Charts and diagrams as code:
--

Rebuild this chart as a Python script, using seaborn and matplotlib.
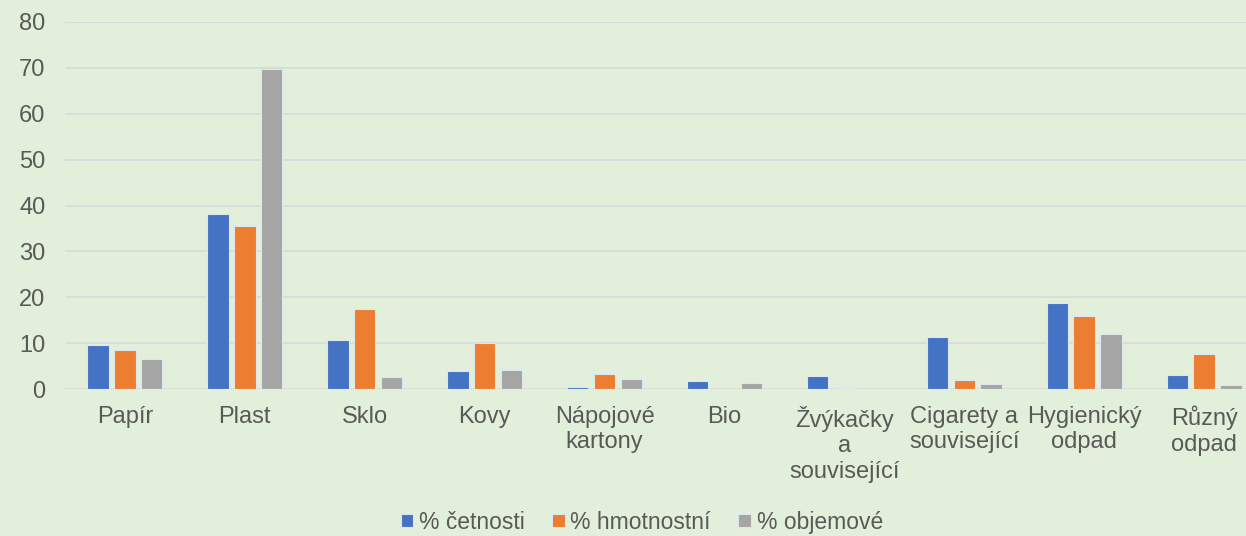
import pandas as pd
import matplotlib.pyplot as plt
import seaborn as sns

# Kategorie odpadu a hodnoty
kategorie = ['Papír', 'Plast', 'Sklo', 'Kovy', 'Nápojové\nkartony', 'Bio',
             'Žvýkačky\na\nsouvisející', 'Cigarety a\nsouvisející',
             'Hygienický\nodpad', 'Různý\nodpad']
cetnost = [9.7, 38.1, 10.7, 4.0, 0.5, 1.7, 2.9, 11.3, 18.8, 3.0]
hmotnost = [8.4, 35.5, 17.4, 10.0, 3.3, 0.1, 0.2, 2.0, 15.9, 7.6]
objem = [6.6, 69.7, 2.6, 4.1, 2.2, 1.3, 0.1, 1.0, 12.0, 0.9]
serie = ['% četnosti', '% hmotnostní', '% objemové']
barvy = ['#4472C4', '#ED7D31', '#A5A5A5']

df = pd.DataFrame({
    'kategorie': kategorie * 3,
    'hodnota': cetnost + hmotnost + objem,
    'serie': [s for s in serie for _ in kategorie],
})

sns.set_style('white')
plt.rcParams['font.family'] = ['Liberation Sans', 'DejaVu Sans']
text_col = '#595959'
bg = '#E2EFDA'
fs = 17

fig = plt.figure(figsize=(12.46, 5.36), dpi=100, facecolor=bg)
ax = fig.add_axes([65 / 1246, 147 / 536, 1199 / 1246, 367 / 536])
ax.set_facecolor(bg)

sns.barplot(data=df, x='kategorie', y='hodnota', hue='serie', order=kategorie,
            hue_order=serie, palette=barvy, saturation=1, width=0.67, gap=0.2,
            edgecolor='#dde6ee', linewidth=0.8, ax=ax, zorder=3)

ax.set_ylim(0, 80)
ax.set_yticks(range(0, 81, 10))
ax.set_xlim(-0.5, len(kategorie) - 0.5)
ax.grid(axis='y', color='#D9D9D9', linewidth=1.2, zorder=0)
ax.set_axisbelow(True)
for s in ax.spines.values():
    s.set_visible(False)
ax.set_xlabel('')
ax.set_ylabel('')
ax.tick_params(axis='both', length=0, labelsize=fs, colors=text_col)
ax.tick_params(axis='y', pad=14)
ax.tick_params(axis='x', pad=12)
for t in ax.get_xticklabels():
    t.set_linespacing(1.22)

ax.legend_.remove()
handles, labels = ax.get_legend_handles_labels()
fig.legend(handles, labels, loc='center', bbox_to_anchor=(0.515, 0.026),
           ncol=3, frameon=False, fontsize=16.5, labelcolor=text_col,
           handlelength=0.55, handleheight=0.55, handletextpad=0.25,
           columnspacing=1.2)

fig.savefig('out.png', dpi=100, facecolor=bg)
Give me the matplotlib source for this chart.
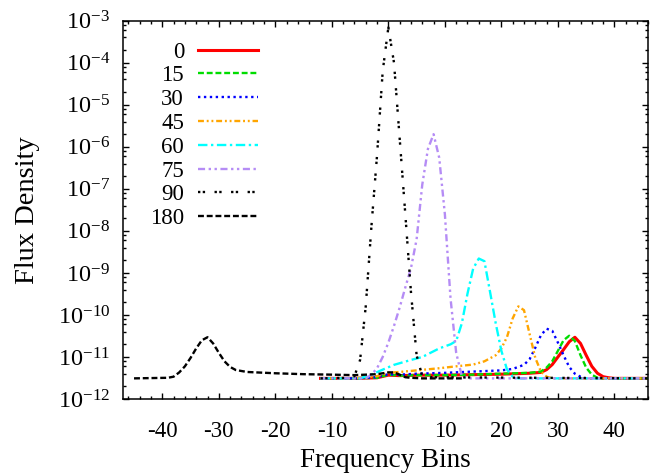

--

# WHAT THE EXERCISE ASKS:
Please reproduce, word for word, every line from the first line of the records above through the line containing "import seaborn as sns", and leave out the pictures.

# FULL RESPONSE:
Rebuild this chart as a Python script, using seaborn and matplotlib.
import pandas as pd
import matplotlib.pyplot as plt
import seaborn as sns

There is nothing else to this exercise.